Authors achieve this by, firsty penalising changes to important weights as last time, and local penalization of correlated weights. The paper goes into a lot of detail but I will try to put the main idea briefly :
For an input image, we would like only a few paramaters to be active in any layer. This would corrospond to a neurons that are individually representative. Initially authors tried to penalise if more than one neuron was active in a layer but this was too harsh. We must maintain a balance of penalizing joint activations while also allowing the network enough to actually learn what it is trying to.
So they impose a soft form of this constraint that caps the number of highly activated neurons per layer. Firstly, the index of the activation maps are kept fixed(as always) and if around a neighbourhood of a neuron, say m indexes to the right and left, there is joint activation then we penalise this in the loss. So within every 2m indexes, we try to have only one activation. This limits the number of high activations to N/2m per layer where N is the number of neurons in the layer. Here m is a hyperparamter. This forces the network to have few neurons of high activation per layer any time an example is passed through, making each neuron learn a dense representation for the target.

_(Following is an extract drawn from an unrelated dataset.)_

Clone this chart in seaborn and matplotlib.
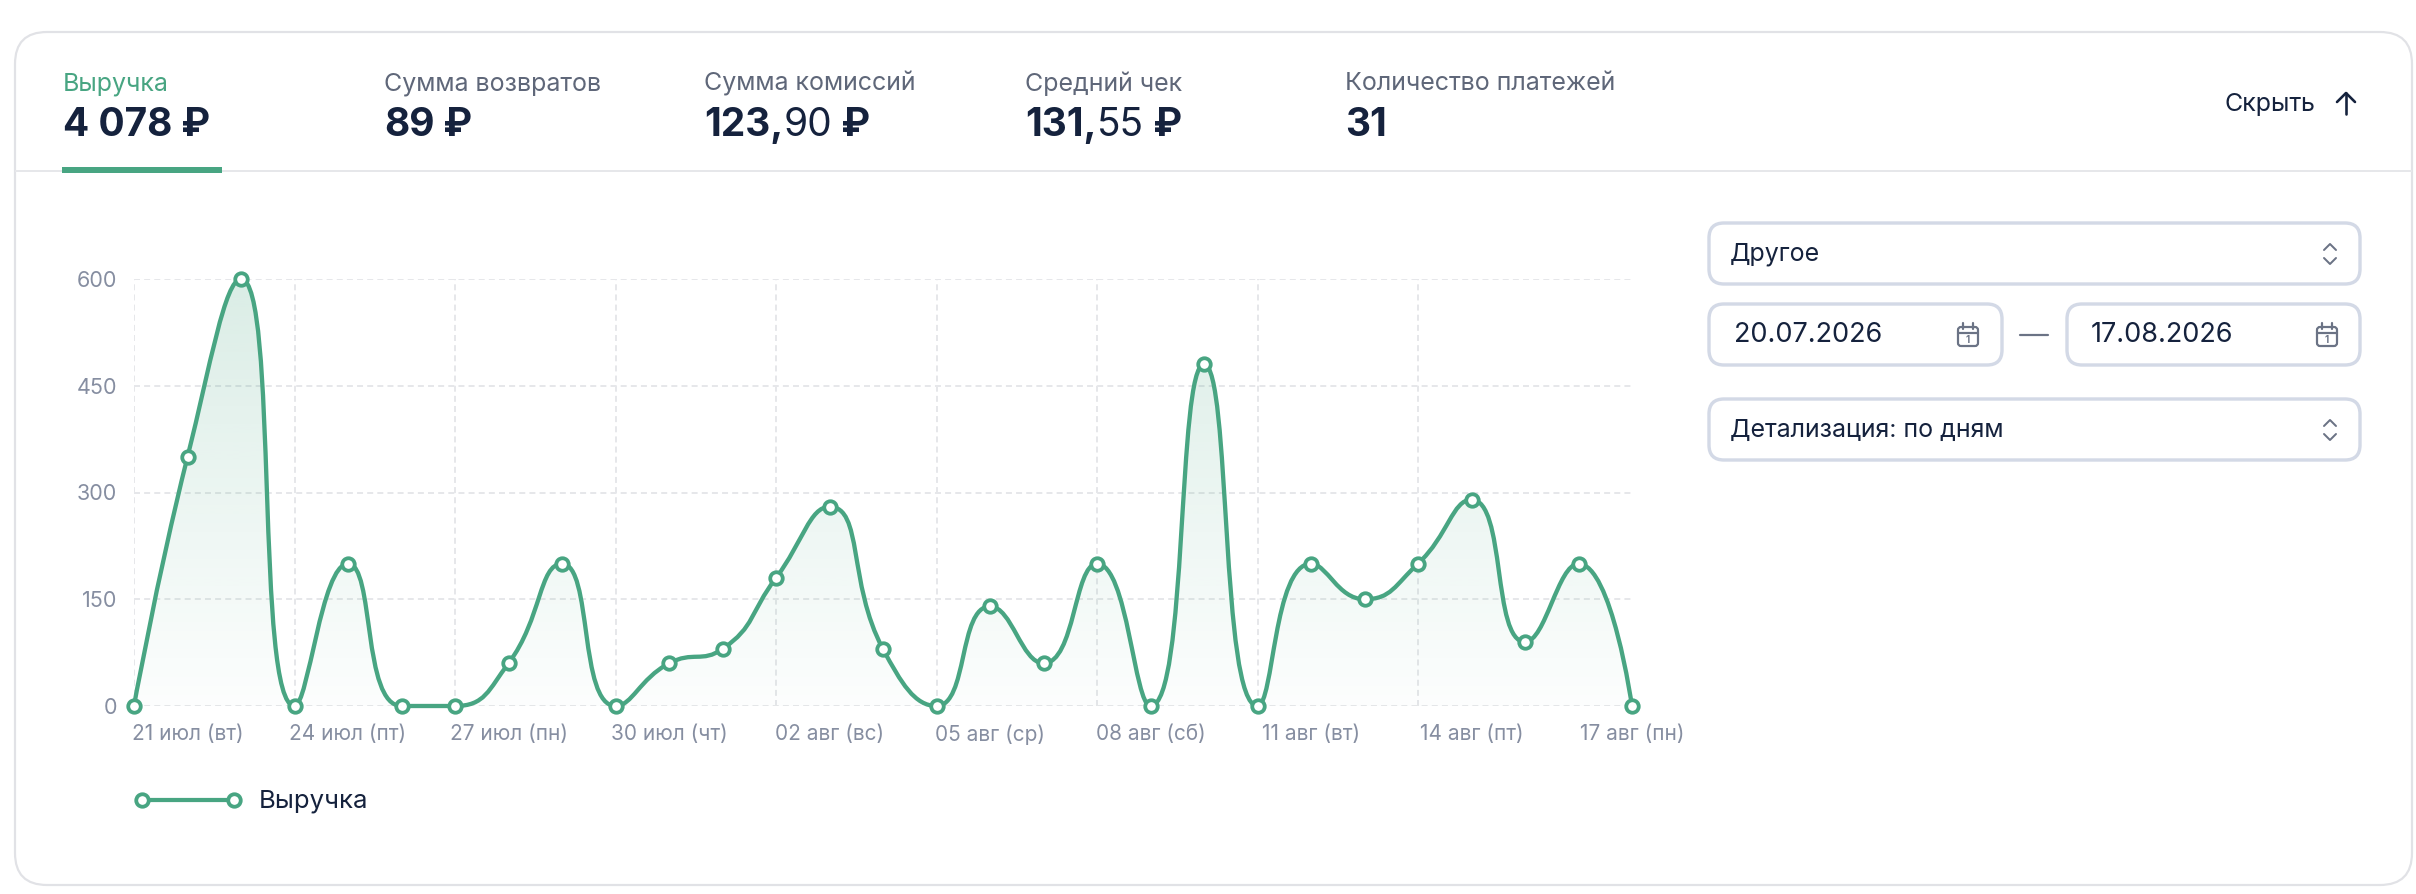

The authors point out an association with Hebbian Learning in the brain. For more reading about why disentangled representation help with overfitting please see this interesting paper Reducing Overfitting in Deep Networks by Decorrelating Representations
Conclusion
I have provided a good overview of these techniques. For more details please check out the papers. These methods are currently tested on small datasets and are not ready for large scale deployment. We infered this in our experiments as well. The combined model will not do better than any model trained soley on task A or B but the idea is to strike a balance for the situation we are in. The codes of all these papers are publically available.